India's cabinet on Wednesday approved an executive decree to hike foreign investment in the funds-starved insurance sector, bypassing squabbling lawmakers to push ahead with economic reforms.
The ordinance, a rarely used measure, raises the foreign direct investment cap in insurance companies to 49 percent from 26 percent. The move must be approved by both houses of parliament during the next session to take permanent effect.
"The ordinance demonstrates the firm determination of the government for reforms," Finance Minister Arun Jaitley told reporters in New Delhi.
Foreign investors have been long eyeing the lucrative sector, which analysts say has huge potential thanks to a fast-expanding middle-class and the fact that only around four percent of the 1.25-billion population has insurance cover, according to industry figures.
"Large investment is waiting to come," Jaitley said, with government officials saying they expect billions of dollars in foreign funds to flow into the sector in the coming years.
Shares of insurers leapt on the announcement, with Max India, the local arm of Japan casualty insurer MS&AD Insurance Group, jumping nearly eight percent to 387.55 rupees.
The traditionally fractious parliament has been stalled by rows over alleged "forced" religious conversions of Christians and Muslims by Hindu hardliners, many of them close to the ruling Bharatiya Janata Party which took power in May.
The row has left the right-wing government with much left undone on its 'to-do list' in the last session of parliament, which wrapped up Tuesday.
The insurance decree, one of the government's big-ticket policies, "announces to the world and investors this country can no longer wait" for reforms, said Jaitley, who presents his first full budget next February.
The decree followed a vow by Jaitley last weekend not to allow parliamentary protests to hold the government's economic reforms hostage, saying "either we reform or we miss the bus once again."

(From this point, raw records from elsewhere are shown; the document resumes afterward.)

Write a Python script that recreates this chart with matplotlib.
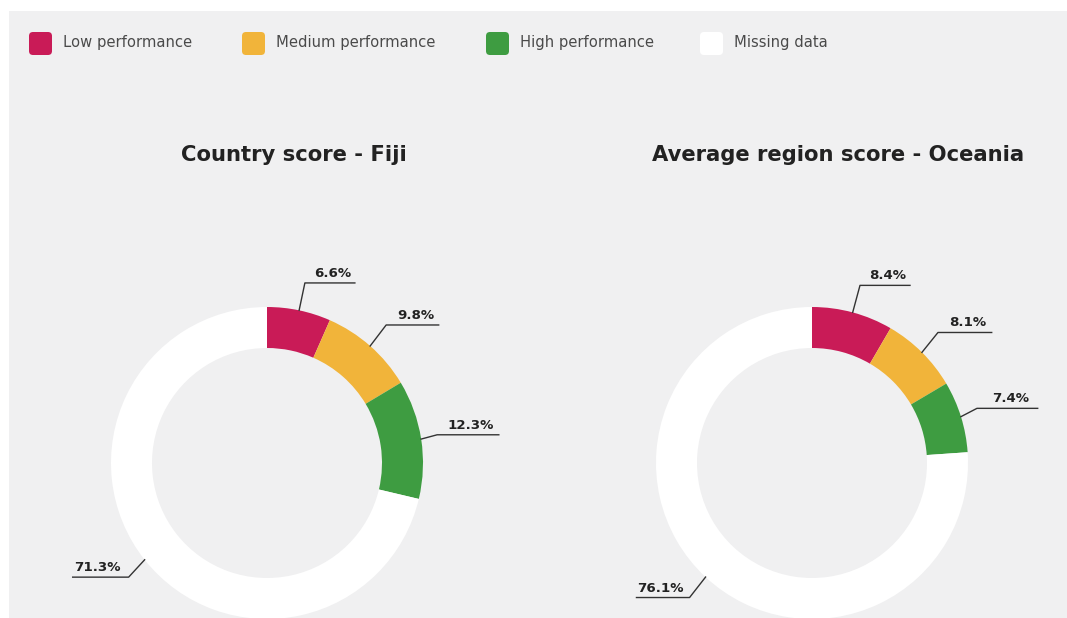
import numpy as np
import matplotlib
matplotlib.use("Agg")
from matplotlib import pyplot as plt
from matplotlib.patches import Rectangle, FancyBboxPatch

plt.rcParams['font.family'] = ['DejaVu Sans']

categories = ["Low performance", "Medium performance", "High performance", "Missing data"]
colors = ["#c91b57", "#f1b43a", "#3e9c41", "#ffffff"]

fiji_values = [6.6, 9.8, 12.3, 71.3]
oceania_values = [8.4, 8.1, 7.4, 76.1]
titles = ["Country score - Fiji", "Average region score - Oceania"]

W, H = 1067, 618
fig = plt.figure(figsize=(W / 100, H / 100), dpi=100)
fig.patch.set_facecolor("white")
ax = fig.add_axes([0, 0, 1, 1])

bg = "#f0f0f1"
ax.add_patch(Rectangle((9, -10), W, H - 1, facecolor=bg, edgecolor="none", zorder=0))

# legend
leg_x = [29, 242, 486, 700]
for x, c, name in zip(leg_x, colors, categories):
    ax.add_patch(FancyBboxPatch((x + 3, 566), 17, 17, boxstyle="round,pad=3,rounding_size=4",
                                facecolor=c, edgecolor="none", zorder=2))
    ax.text(x + 34, 575, name, fontsize=10.6, color="#4a4a4a", va="center", ha="left")

R, width = 156, 41
centers = [(267, 155), (812, 155)]
title_x = [294, 838]


def donut(values, center, title, tx):
    ax.pie(values, colors=colors, startangle=90, counterclock=False, radius=R,
           center=center, wedgeprops=dict(width=width, edgecolor="none"))
    ax.text(tx, 463, title, fontsize=15.2, fontweight="bold", color="#222222",
            ha="center", va="center")
    cum = 0
    for v in values:
        a = np.deg2rad(90 - 360 * (cum + v / 2) / 100)
        cum += v
        px = center[0] + R * np.cos(a)
        py = center[1] + R * np.sin(a)
        dx = 28 * np.cos(a)
        ex = px + np.clip(dx, -16, 16)
        ey = py + 28 * np.sin(a)
        s = 1 if np.cos(a) >= 0 else -1
        fx = px + dx + s * 50
        ax.plot([px, ex, fx], [py, ey, ey], color="#333333", lw=1, zorder=3)
        ax.text((ex + fx) / 2 + s * 3, ey + 3, f"{v}%", fontsize=9.6, fontweight="bold",
                color="#222222", ha="center", va="bottom", zorder=3)


for vals, c, t, tx in zip([fiji_values, oceania_values], centers, titles, title_x):
    donut(vals, c, t, tx)

ax.set_xlim(0, W)
ax.set_ylim(0, H)
ax.set_aspect("auto")
ax.axis("off")

fig.savefig("out.png", dpi=100, facecolor=fig.get_facecolor())
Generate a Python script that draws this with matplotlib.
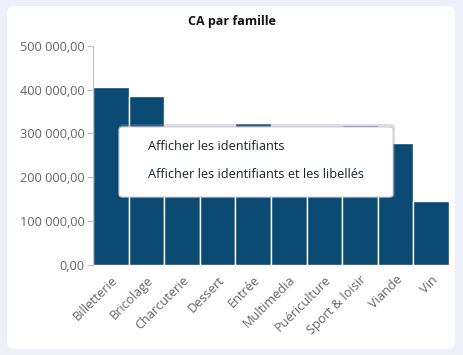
import matplotlib
matplotlib.use("Agg")
import matplotlib.pyplot as plt
from matplotlib.patches import FancyBboxPatch
from matplotlib.ticker import FuncFormatter

categories = ["Billetterie", "Bricolage", "Charcuterie", "Dessert", "Entrée",
              "Multimedia", "Puériculture", "Sport & loisir", "Viande", "Vin"]
values = [406000, 385000, 300000, 290000, 323000, 310000, 305000, 319000, 278000, 147000]
yticks = [0, 100000, 200000, 300000, 400000, 500000]
title = "CA par famille"
menu_items = ["Afficher les identifiants", "Afficher les identifiants et les libellés"]

plt.rcParams['font.family'] = ['Open Sans', 'DejaVu Sans']

W, H = 463, 355
fig = plt.figure(figsize=(W / 100, H / 100), dpi=100)
fig.patch.set_facecolor("#edf0f6")

# white card
card = FancyBboxPatch((7 / W, 6 / H), (455 - 7) / W, (349 - 6) / H,
                      boxstyle="round,pad=0,rounding_size=0.018",
                      transform=fig.transFigure, facecolor="white",
                      edgecolor="none", zorder=-10)
fig.patches.append(card)

ax = fig.add_axes([93 / W, 90 / H, (449 - 93) / W, (265 - 45.7) / H])
ax.set_facecolor("none")
ax.set_zorder(1)
x = list(range(len(categories)))
ax.bar(x, values, width=1.0, color="#0b4a72", edgecolor="white", linewidth=1.0)
ax.set_xlim(-0.5, len(categories) - 0.5)
ax.set_ylim(0, 500000)
ax.set_yticks(yticks)

def fmt(v, pos):
    s = f"{v:,.2f}"
    return s.replace(",", " ").replace(".", ",")

ax.yaxis.set_major_formatter(FuncFormatter(fmt))
ax.set_xticks(x)
ax.set_xticklabels(categories, rotation=45, ha="right", rotation_mode="anchor")
ax.tick_params(axis="y", colors="#c0c0c0", labelcolor="#666666", labelsize=9.2,
               length=4, width=0.8, pad=2)
ax.tick_params(axis="x", length=0, labelcolor="#666666", labelsize=9.2, pad=6)
for s in ["top", "right", "bottom"]:
    ax.spines[s].set_visible(False)
ax.spines["left"].set_color("#c0c0c0")
ax.spines["left"].set_linewidth(0.8)

fig.text(232 / W, 1 - 22 / H, title, ha="center", va="center",
         fontsize=9, fontweight="bold", color="#111111")

# context menu overlay
shadow = FancyBboxPatch((119 / W, 1 - 198 / H), (395 - 119) / W, (198 - 124) / H,
                        boxstyle="round,pad=0,rounding_size=0.008",
                        transform=fig.transFigure, facecolor="#8a8fa8",
                        edgecolor="none", alpha=0.3, zorder=5)
fig.patches.append(shadow)
menu = FancyBboxPatch((119 / W, 1 - 197 / H), (393 - 119) / W, (197 - 127) / H,
                      boxstyle="round,pad=0,rounding_size=0.008",
                      transform=fig.transFigure, facecolor="white",
                      edgecolor="#cfd0d8", linewidth=0.8, zorder=6)
fig.patches.append(menu)
fig.text(148 / W, 1 - 146 / H, menu_items[0], ha="left", va="center",
         fontsize=9.2, color="#1c2433", zorder=7)
fig.text(148 / W, 1 - 174 / H, menu_items[1], ha="left", va="center",
         fontsize=9.2, color="#1c2433", zorder=7)

fig.savefig("out.png", dpi=100, facecolor=fig.get_facecolor())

The cabinet also cleared an ordinance renewing approval for the long-awaited auction of coal mining licences in India, which is heavily dependent on the resource for generating electricity.
The sale by auction is aimed at making transactions more transparent after previous government allocations were dogged by illegalities.
The shift to auctions will ensure "fair play in coal block allocations", needed to ensure more private players in the energy field, said Chandrajit Banerjee, director-general of the Confederation of Indian Industry, a leading business lobby.
Analysts said the sale and development of coal blocks will help replace vast amounts of coal now being imported by Indian energy companies.
The government, led by Prime Minister Narendra Modi, has been seeking to step up the pace of reforms to revive the stuttering economy after criticism from business it was not moving swiftly enough.
India has been stuck in the longest spell of below-five-percent growth in a quarter-century, hit by high interest rates, an investment slowdown and flagging consumer confidence.
Economic growth in the last financial year to March 2014 was 4.7 percent after falling to 4.5 percent the previous year, half the boom rates rate of a few years ago.
This year, the government hopes growth will accelerate to 5.5 percent and cross six percent next year. But it needs near double-digit expansion to cut massive poverty and create jobs for its army of young workers.
Modi has been busy cutting India's infamous bureaucratic red tape but has steered clear so far of many big-bang reforms, with opposition control over the upper house of parliament slowing the reform drive.